Les Français n'ont plus confiance. Qu'avons-nous donc raté ? Les partis politiques sont à bout de souffle, mais on continue. Jusqu'à quand ? Jusqu'à quel mur ?

L'abstention est devenue le premier parti de France. Jusqu'où irons-nous dans l'affaiblissement de la légitimité du suffrage universel, quand, en 2020, les maires des grandes villes ont été élus en moyenne par 18 % des inscrits ?

J'aurais souhaité aller plus loin dans les préconisations, mais, vous le savez, pour qu'un rapport soit voté, il faut composer.

J'ai donc composé sur la démocratie contributive, qui me tient à cœur, sur la reconnaissance du vote blanc ou encore sur le vote obligatoire, qu'il faudra bien un jour mettre en débat.

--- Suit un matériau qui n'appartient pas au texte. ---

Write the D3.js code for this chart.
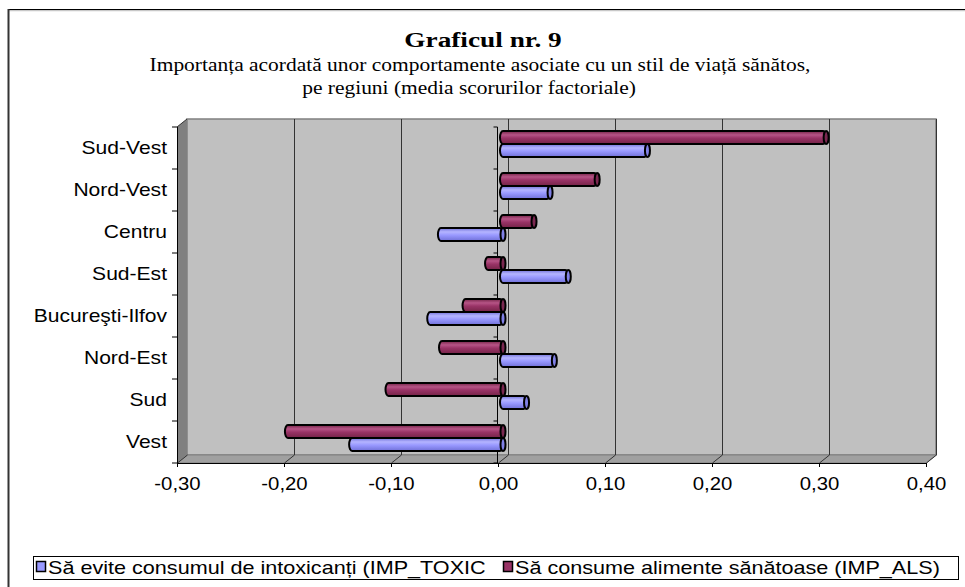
<!DOCTYPE html>
<html>
<head>
<meta charset="utf-8">
<script src="https://cdn.jsdelivr.net/npm/d3@7/dist/d3.min.js"></script>
<style>
body { margin: 0; background: #fff; }
svg { display: block; }
</style>
</head>
<body>
<svg id="chart" width="965" height="587"></svg>
<script>
// data, bottom to top as in the sheet
var regions = ["Vest", "Sud", "Nord-Est", "Bucureşti-Ilfov", "Sud-Est", "Centru", "Nord-Vest", "Sud-Vest"];
var toxic = [-0.141, 0.022, 0.048, -0.068, 0.061, -0.058, 0.044, 0.135];
var als = [-0.201, -0.107, -0.057, -0.035, -0.014, 0.029, 0.088, 0.302];
var xTicks = [-0.3, -0.2, -0.1, 0, 0.1, 0.2, 0.3, 0.4];
var seriesNames = ["Să evite consumul de intoxicanți (IMP_TOXIC", "Să consume alimente sănătoase (IMP_ALS)"];

var svg = d3.select('#chart');
var dx = 10, dy = -8; // depth of the 3d box

var x = d3.scaleLinear().domain([-0.3, 0.4]).range([177, 926]);
var y = d3.scaleBand().domain(regions).range([463, 127]);
var sub = d3.scaleBand().domain(["als", "toxic"]).range([8, 34]);

var loc = d3.formatLocale({ decimal: ",", thousands: ".", grouping: [3], currency: ["", ""], minus: "-" });
var fmt = loc.format(".2f");

// outer frame
svg.append('line').attr('x1', 8).attr('y1', 10.5).attr('x2', 965).attr('y2', 10.5).attr('stroke', '#c8c8c8').attr('stroke-width', 1.5);
svg.append('line').attr('x1', 8).attr('y1', 9.5).attr('x2', 965).attr('y2', 9.5).attr('stroke', '#000');
svg.append('line').attr('x1', 8.5).attr('y1', 9).attr('x2', 8.5).attr('y2', 587).attr('stroke', '#333').attr('stroke-width', 2);

// text is a bit wide in the picture, so stretch it
function stretched(g, tx, ty, txt, font, size, sx, weight, anchor) {
	return g.append('text')
		.attr('transform', 'translate(' + tx + ',' + ty + ') scale(' + sx + ',1)')
		.attr('text-anchor', anchor || 'middle')
		.style('font-family', font)
		.style('font-size', size + 'px')
		.style('font-weight', weight || 'normal')
		.text(txt);
}
var serif = '"Liberation Serif", "Times New Roman", serif';
var sans = '"Liberation Sans", Arial, sans-serif';
stretched(svg, 483, 47, 'Graficul nr. 9', serif, 21, 1.3, 'bold');
stretched(svg, 480, 71, 'Importanța acordată unor comportamente asociate cu un stil de viață sănătos,', serif, 19, 1.13);
stretched(svg, 469, 94, 'pe regiuni (media scorurilor factoriale)', serif, 19, 1.13);

// walls
var x0 = x.range()[0], x1 = x.range()[1], yt = 127, yb = 463;
svg.append('rect').attr('x', x0 + dx).attr('y', yt + dy).attr('width', x1 - x0).attr('height', yb - yt)
	.attr('fill', '#c0c0c0').attr('stroke', '#808080').attr('stroke-width', 1.5);
svg.append('polygon')
	.attr('points', [[x0, yt], [x0 + dx, yt + dy], [x0 + dx, yb + dy], [x0, yb]].join(' '))
	.attr('fill', '#808080');
svg.append('polygon')
	.attr('points', [[x0, yb], [x0 + dx, yb + dy], [x1 + dx, yb + dy], [x1, yb]].join(' '))
	.attr('fill', '#a0a0a0').attr('stroke', '#808080');

// gridlines on wall and floor
var grid = svg.append('g');
xTicks.forEach(function (v, i) {
	var px = Math.round(x(v)) + 0.5;
	if (i > 0) {
		grid.append('line').attr('x1', px + dx).attr('x2', px + dx).attr('y1', yt + dy).attr('y2', yb + dy)
			.attr('stroke', '#333').attr('stroke-width', 1);
	}
	grid.append('line').attr('x1', px).attr('y1', yb).attr('x2', px + dx).attr('y2', yb + dy)
		.attr('stroke', '#333').attr('stroke-width', 1);
});

// category axis at zero
var zx = Math.round(x(0)) - 0.5;
svg.append('line').attr('x1', zx).attr('x2', zx).attr('y1', yt).attr('y2', yb).attr('stroke', '#000');
var bounds = regions.map(function (r) { return y(r); }).concat([yb]);
bounds.forEach(function (b) {
	svg.append('line').attr('x1', zx - 4).attr('x2', zx).attr('y1', b).attr('y2', b).attr('stroke', '#000');
});

// gradients for the cylinders
var defs = svg.append('defs');
function grad(id, dark, light, mid) {
	var g = defs.append('linearGradient').attr('id', id).attr('x1', 0).attr('y1', 0).attr('x2', 0).attr('y2', 1);
	g.append('stop').attr('offset', '0%').attr('stop-color', dark);
	g.append('stop').attr('offset', '30%').attr('stop-color', light);
	g.append('stop').attr('offset', '55%').attr('stop-color', mid);
	g.append('stop').attr('offset', '100%').attr('stop-color', dark);
}
grad('gBlue', '#7070d8', '#b4b4ff', '#9999ff');
grad('gRed', '#742447', '#b65486', '#993366');

var series = [
	{ key: 'als', values: als, fill: 'url(#gRed)', cap: '#7a2850' },
	{ key: 'toxic', values: toxic, fill: 'url(#gBlue)', cap: '#8080e6' }
];
var zm = x(0) + dx / 2; // zero at mid depth
var bars = svg.append('g');
series.forEach(function (s) {
	var h = sub.bandwidth();
	regions.forEach(function (r, i) {
		var v = s.values[i];
		var xv = x(v) + dx / 2;
		var left = Math.min(zm, xv), right = Math.max(zm, xv);
		var top = y(r) + dy / 2 + sub(s.key);
		bars.append('rect')
			.attr('x', left - 3).attr('y', top).attr('width', right - left + 3).attr('height', h)
			.attr('rx', 3).attr('ry', h / 2)
			.attr('fill', s.fill).attr('stroke', '#000').attr('stroke-width', 2);
		bars.append('ellipse')
			.attr('cx', right).attr('cy', top + h / 2).attr('rx', 2.5).attr('ry', h / 2)
			.attr('fill', s.cap).attr('stroke', '#000').attr('stroke-width', 2);
	});
});

// front axes
var xAxis = svg.append('g').attr('transform', 'translate(0,' + yb + ')')
	.call(d3.axisBottom(x).tickValues(xTicks).tickFormat(fmt).tickSize(4).tickPadding(6));
xAxis.select('.domain').attr('stroke', '#000');
xAxis.selectAll('text')
	.attr('transform', 'scale(1.13,1)')
	.attr('dy', '0.95em')
	.style('font-family', sans).style('font-size', '18px').attr('fill', '#000');

svg.append('line').attr('x1', x0 + 0.5).attr('x2', x0 + 0.5).attr('y1', yt).attr('y2', yb).attr('stroke', '#000');
svg.append('line').attr('x1', x0).attr('y1', yt).attr('x2', x0 + dx).attr('y2', yt + dy).attr('stroke', '#333');
bounds.forEach(function (b) {
	svg.append('line').attr('x1', x0 - 5).attr('x2', x0).attr('y1', b).attr('y2', b).attr('stroke', '#000');
});
var yAxis = svg.append('g').attr('transform', 'translate(' + x0 + ',0)')
	.call(d3.axisLeft(y).tickSize(0).tickPadding(10));
yAxis.select('.domain').remove();
yAxis.selectAll('text')
	.attr('transform', 'translate(-10,0) scale(1.17,1)')
	.attr('x', 0)
	.style('font-family', sans).style('font-size', '18px').attr('fill', '#000');

// legend
var lg = svg.append('g');
lg.append('rect').attr('x', 33.5).attr('y', 556.5).attr('width', 925).attr('height', 23)
	.attr('fill', '#fff').attr('stroke', '#000');
var legendItems = [
	{ name: seriesNames[0], color: '#9999ff', x: 36 },
	{ name: seriesNames[1], color: '#993366', x: 503 }
];
legendItems.forEach(function (d) {
	lg.append('rect').attr('x', d.x + 0.5).attr('y', 561.5).attr('width', 9).attr('height', 10)
		.attr('fill', d.color).attr('stroke', '#000').attr('stroke-width', 1.5);
	stretched(lg, d.x + 12, 574, d.name, sans, 18, 1.2, 'normal', 'start');
});
</script>
</body>
</html>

Nous en sommes restés au mode de scrutin. D'autres textes – et demain la réforme institutionnelle annoncée lors du premier mandat du Président de la République – nous forceront peut-être à nous poser les bonnes questions.

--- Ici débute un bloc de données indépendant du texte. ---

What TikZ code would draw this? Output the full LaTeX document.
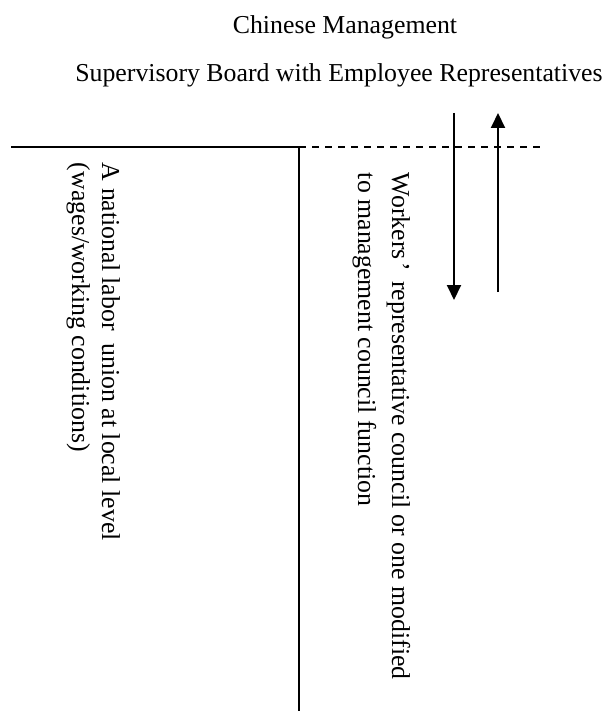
\documentclass[tikz,border=0pt]{standalone}
\usepackage{fontspec}
\setmainfont{Liberation Serif}
\usetikzlibrary{arrows.meta}
\begin{document}
\begin{tikzpicture}[x=1pt,y=-1pt,
  lbl/.style={inner sep=0pt, outer sep=0pt, font=\fontsize{25.8}{30}\selectfont},
  vlbl/.style={lbl, rotate=-90, anchor=base west},
  solidline/.style={line width=2.4pt},
  dashline/.style={line width=1.3pt, dash pattern=on 7pt off 6pt},
  flow/.style={line width=2pt, -{Triangle[length=15pt,width=14pt]}}]
\useasboundingbox (0,0) rectangle (611,711);
% titles
\node[lbl, anchor=base] (mgmt) at (345,34) {Chinese Management};
\node[lbl, anchor=base] (board) at (339,82) {Supervisory Board with Employee Representatives};
% frame lines
\coordinate (hl) at (11,147);
\coordinate (corner) at (299,147);
\coordinate (vb) at (299,711);
\coordinate (de) at (543,147);
\draw[solidline] (hl) -- (corner) -- (vb);
\draw[dashline] (corner) -- (de);
% arrows
\coordinate (d1) at (454,113);
\coordinate (d2) at (454,300);
\coordinate (u1) at (498,292);
\coordinate (u2) at (498,113);
\draw[flow] (d1) -- (d2);
\draw[flow] (u1) -- (u2);
% vertical texts
\node[vlbl] (unionA) at (102,163) {A national labor\hspace{0.25em} union at local level};
\node[vlbl] (unionB) at (72,163) {(wages/working conditions)};
\node[vlbl] (workA) at (392,173) {Workers\hspace{0.1em}’\hspace{0.15em} representative council or one modified};
\node[vlbl] (workB) at (358,173) {to management council function};
\end{tikzpicture}
\end{document}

Cette proposition de loi est loin de couvrir l'ensemble des problèmes de la citoyenneté et des jeunes.

Adopté à l'unanimité le 7 juin 2022, le rapport de la mission d'information est assorti de vingt-trois recommandations.

Six d'entre elles supposent des modifications de dispositions législatives en vigueur concernant l'EMC, la journée défense et citoyenneté, les centres de l'Établissement pour l'insertion dans l'emploi (Épide), la double procuration, la profession de foi électronique et le statut de l'étudiant élu.

Cette proposition de loi est donc limitée, car elle a pour seule ambition de faire progresser quelques préconisations.

Je me réjouis néanmoins de son vote à l'unanimité par la commission de la culture et je remercie M. le rapporteur, mon ami et collègue Bernard Fialaire.

Nous avons travaillé ensemble à la réécriture de certains articles, qui augurent, je l'espère sincèrement, une avancée probante.

C'est ainsi que je conçois le travail parlementaire : une coconstruction dans le seul but d'améliorer l'existant, et, surtout, dans le seul but de l'intérêt général. (Applaudissements sur les travées des groupes RDSE et RDPI. – M. le président de la commission, Mme Sabine Drexler et M. Pierre Ouzoulias applaudissent également.)